Single by Eric Clapton

from the album Eric Clapton
- A-side: "After Midnight" · "Let It Rain"
- Released: 1970
- Genre: Pop rock · Acoustic rock
- Length: 2:58
- Label: Polydor
- Songwriter(s): Eric Clapton
- Producer(s): Delaney Bramlett

= Easy Now (song) =

"Easy Now" is a pop rock song, written by the British rock musician Eric Clapton. He wrote and recorded the track for his 1970 studio album Eric Clapton for Polydor Records. The song was also released as the B-side to the singles "After Midnight" in 1970 and "Let It Rain" in 1972. The composition is also featured on the 1972 compilation album Eric Clapton at His Best.
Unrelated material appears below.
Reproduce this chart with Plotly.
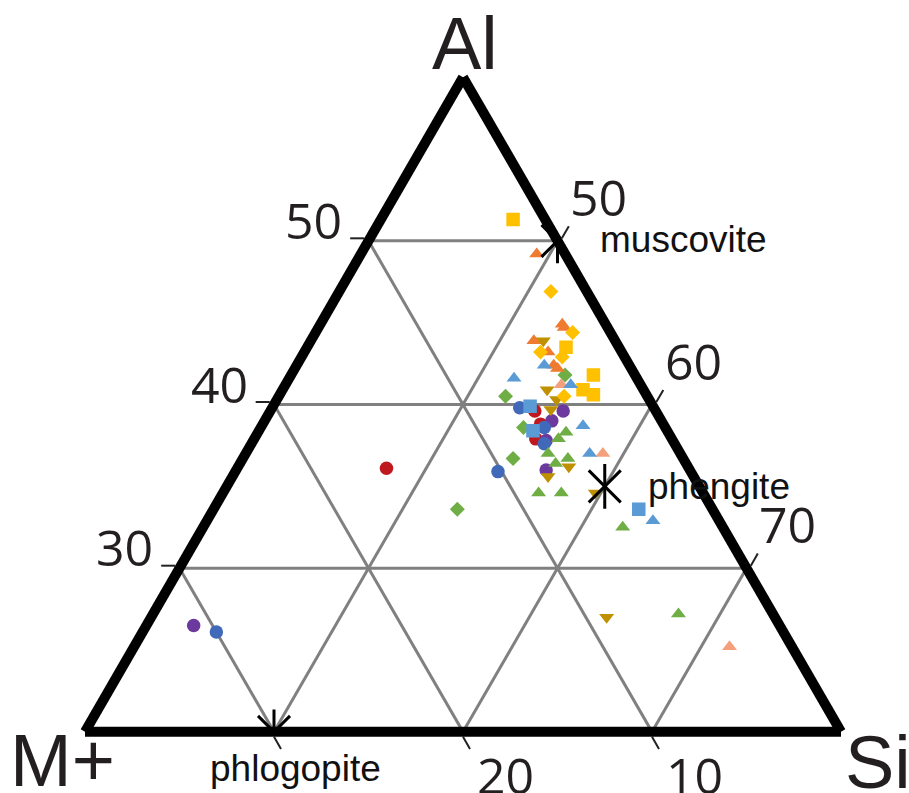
import math
import plotly.graph_objects as go

# Mica compositions as (Al, M+, Si) percentages, one set of lists per group
red_circle_al = [36.1, 39.6, 38.8, 37.9]
red_circle_mp = [16.0, 6.4, 6.5, 7.2]
red_circle_si = [47.9, 54.0, 54.7, 54.9]

purple_circle_al = [39.6, 39.0, 37.8, 36.0, 26.5]
purple_circle_mp = [4.9, 5.8, 6.7, 7.6, 31.0]
purple_circle_si = [55.5, 55.2, 55.5, 56.4, 42.5]

blue_circle_al = [39.8, 38.6, 37.6, 35.9, 26.1]
blue_circle_mp = [7.1, 6.4, 6.9, 10.2, 30.0]
blue_circle_si = [53.1, 55.0, 55.5, 53.9, 43.9]

green_diamond_al = [41.8, 40.5, 38.6, 36.7, 33.6]
green_diamond_mp = [3.7, 7.5, 7.5, 9.0, 13.5]
green_diamond_si = [54.5, 52.0, 53.9, 54.3, 52.9]

ltblue_square_al = [39.9, 38.4, 33.6]
ltblue_square_mp = [6.5, 7.1, 3.9]
ltblue_square_si = [53.6, 54.5, 62.5]

yellow_square_al = [51.3, 43.5, 41.8, 40.9, 40.6]
yellow_square_mp = [1.7, 2.8, 2.2, 3.2, 2.8]
yellow_square_si = [47.0, 53.7, 56.0, 55.9, 56.6]

orange_tri_al = [49.2, 44.9, 44.7, 43.9, 43.2, 42.4, 42.2]
orange_tri_mp = [1.5, 2.3, 2.3, 4.3, 3.9, 4.0, 3.9]
orange_tri_si = [49.3, 52.8, 53.0, 51.8, 52.9, 53.6, 53.9]

salmon_tri_al = [41.2, 37.0, 25.2]
salmon_tri_mp = [4.2, 4.1, 3.3]
salmon_tri_si = [54.6, 58.9, 71.5]

ltblue_tri_al = [42.4, 41.6, 41.2, 38.7, 37.0, 32.9]
ltblue_tri_mp = [4.5, 6.5, 3.7, 4.3, 4.8, 3.5]
ltblue_tri_si = [53.1, 51.9, 55.1, 57.0, 58.2, 63.6]

green_tri_al = [38.3, 37.9, 37.0, 36.7, 36.4, 34.6, 34.6, 32.5, 27.2]
green_tri_mp = [5.4, 6.0, 7.0, 6.1, 6.9, 8.7, 7.5, 5.3, 5.0]
green_tri_si = [56.3, 56.1, 56.0, 57.2, 56.7, 56.7, 57.9, 62.2, 67.8]

gold_dtri_al = [43.9, 40.9, 40.3, 39.7, 36.2, 35.6, 34.6, 27.0]
gold_dtri_mp = [3.8, 5.1, 4.9, 5.5, 6.3, 7.7, 5.7, 8.9]
gold_dtri_si = [52.3, 54.0, 54.8, 54.8, 57.5, 56.7, 59.7, 64.1]

yellow_diamond_al = [46.9, 44.4, 43.2, 42.9, 40.5]
yellow_diamond_mp = [1.9, 2.0, 4.3, 3.3, 4.4]
yellow_diamond_si = [51.2, 53.6, 52.5, 53.8, 55.1]

# Ideal end-member compositions
mineral_names = ["muscovite", "phengite", "phlogopite"]
mineral_al = [50.0, 35.0, 20.0]
mineral_mp = [0.0, 5.0, 30.0]
mineral_si = [50.0, 60.0, 50.0]

# Axis ranges and tick values
AL_MIN, MP_MIN, SI_MIN, TOTAL = 20, 0, 40, 100
al_ticks = [30, 40, 50]
mp_ticks = [10, 20, 30]
mp_labelled = [10, 20]
si_ticks = [50, 60, 70]

groups = [
    (red_circle_al, red_circle_mp, red_circle_si, "circle", 13.5, "#C0181F"),
    (purple_circle_al, purple_circle_mp, purple_circle_si, "circle", 13.5, "#6C3A9E"),
    (blue_circle_al, blue_circle_mp, blue_circle_si, "circle", 13.5, "#4169BA"),
    (green_diamond_al, green_diamond_mp, green_diamond_si, "diamond", 11.5, "#6EAE45"),
    (ltblue_square_al, ltblue_square_mp, ltblue_square_si, "square", 13.5, "#5A9BD6"),
    (yellow_square_al, yellow_square_mp, yellow_square_si, "square", 13.5, "#FFC000"),
    (orange_tri_al, orange_tri_mp, orange_tri_si, "triangle-up", 13, "#EE7B30"),
    (salmon_tri_al, salmon_tri_mp, salmon_tri_si, "triangle-up", 13, "#F5A07C"),
    (ltblue_tri_al, ltblue_tri_mp, ltblue_tri_si, "triangle-up", 13, "#5A9BD6"),
    (green_tri_al, green_tri_mp, green_tri_si, "triangle-up", 13, "#6EAE45"),
    (gold_dtri_al, gold_dtri_mp, gold_dtri_si, "triangle-down", 13, "#BF9000"),
    (yellow_diamond_al, yellow_diamond_mp, yellow_diamond_si, "diamond", 11.5, "#FFC000"),
]

fig = go.Figure()

for al, mp, si, symbol, size, color in groups:
    fig.add_trace(go.Scatterternary(
        a=al, b=mp, c=si, mode="markers",
        marker=dict(symbol=symbol, size=size, color=color, line=dict(width=0)),
        hoverinfo="a+b+c",
    ))

# End-member stars: diagonal cross plus a vertical bar
for sym in ["x-thin-open", "line-ns-open"]:
    fig.add_trace(go.Scatterternary(
        a=mineral_al, b=mineral_mp, c=mineral_si, mode="markers",
        marker=dict(symbol=sym, size=32, color="black",
                    line=dict(width=3, color="black")),
        hovertext=mineral_names, hoverinfo="text",
    ))

W, H = 909, 793
ML, MR, MT, MB = 85, 68, 77, 61
PW, PH = W - ML - MR, H - MT - MB
TRI_H = PW * math.sqrt(3) / 2          # triangle fills the width
Y_OFF = (PH - TRI_H) / 2 / PH          # vertical centring inside the domain
SPAN = TOTAL - AL_MIN - MP_MIN - SI_MIN


def px(x):
    return (x - ML) / PW


def py(y):
    return (H - MB - y) / PH


def tern_paper(al, si):
    """Paper coordinates of a composition inside the ternary domain."""
    fa = (al - AL_MIN) / SPAN
    fc = (si - SI_MIN) / SPAN
    return fc + fa / 2, Y_OFF + fa * TRI_H / PH


label_font = dict(family="Liberation Sans, Arial, sans-serif", size=37, color="#111")
title_font = dict(family="Liberation Sans, Arial, sans-serif", size=74, color="#231F20")
tick_font = dict(family="Open Sans, sans-serif", size=50, color="#231F20")

annotations = [
    dict(text="muscovite", x=px(598), y=py(240), xanchor="left", yanchor="middle", font=label_font),
    dict(text="phengite", x=px(646), y=py(486), xanchor="left", yanchor="middle", font=label_font),
    dict(text="phlogopite", x=px(208), y=py(769), xanchor="left", yanchor="middle", font=label_font),
    dict(text="Al", x=px(465), y=1.0 + MT / PH, xanchor="center", yanchor="top", font=title_font),
    dict(text="M+", x=px(62), y=py(760), xanchor="center", yanchor="middle", font=title_font),
    dict(text="Si", x=px(878), y=py(762), xanchor="center", yanchor="middle", font=title_font),
]

# Tick labels sit beside the tick marks of each edge
for v in al_ticks:
    x, y = tern_paper(v, SI_MIN)
    annotations.append(dict(text=str(v), x=x, y=y, xshift=-55, yshift=21, font=tick_font))
for v in si_ticks:
    x, y = tern_paper(TOTAL - v - MP_MIN, v)
    annotations.append(dict(text=str(v), x=x, y=y, xshift=41, yshift=44, font=tick_font))
for v in mp_labelled:
    x, y = tern_paper(AL_MIN, TOTAL - AL_MIN - v)
    annotations.append(dict(text=str(v), x=x, y=y, xshift=42, yshift=-43, font=tick_font))

for a in annotations:
    a.update(xref="paper", yref="paper", showarrow=False)
    a.setdefault("xanchor", "center")
    a.setdefault("yanchor", "middle")

axis_common = dict(
    linecolor="black", linewidth=10,
    gridcolor="#808080", gridwidth=2.5,
    ticks="outside", ticklen=14, tickwidth=2, tickcolor="#222",
    showticklabels=False,
    tickmode="array", layer="below traces",
    title=dict(text=""),
)

fig.update_layout(
    width=W, height=H,
    margin=dict(l=ML, r=MR, t=MT, b=MB),
    paper_bgcolor="white",
    showlegend=False,
    annotations=annotations,
    ternary=dict(
        sum=TOTAL,
        bgcolor="white",
        aaxis=dict(min=AL_MIN, tickvals=al_ticks, **axis_common),
        baxis=dict(min=MP_MIN, tickvals=mp_ticks, **axis_common),
        caxis=dict(min=SI_MIN, tickvals=si_ticks, **axis_common),
    ),
)

fig.write_html("out.html")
The recording was produced by Delaney Bramlett.

==Information==
The song is played by Clapton on a steel-string acoustic guitar. The song is written in the key of F-sharp major. Music historian Marc Roberty describes it as "a very underrated love song" that he finds "far more sincere" than Clapton's more famous love song "Wonderful Tonight." Music critic Scott Floman calls the song "comparatively overlooked" and notes, "[the] simple yet effective ballad featuring Eric's ever-improving singing alongside a lone acoustic guitar, is one of this underrated album’s most underrated efforts". Guitar World contributor Damian Fanelli rated "Easy Now" as "one of the finest songs Clapton has ever written" and stated that it doesn't sound dated like some other songs on the album due to "its stripped-down arrangement." Rory O'Connor of the Tampa Tribune felt that the song's style had been influenced by George Harrison, finding it to be "soft" and "melodic," with "unorthodox chord changes." O'Connor rated the song to be "a gem."

Together with the A-side "After Midnight", the song reached various national single charts, including in Australia (#51), Canada (#10), Japan (#87), the Netherlands (#19), New Zealand (#17) and the United States (#18). Along with "Let It Rain", the track reached the single charts in Australia (#99), Canada (#42) and the United States (#48).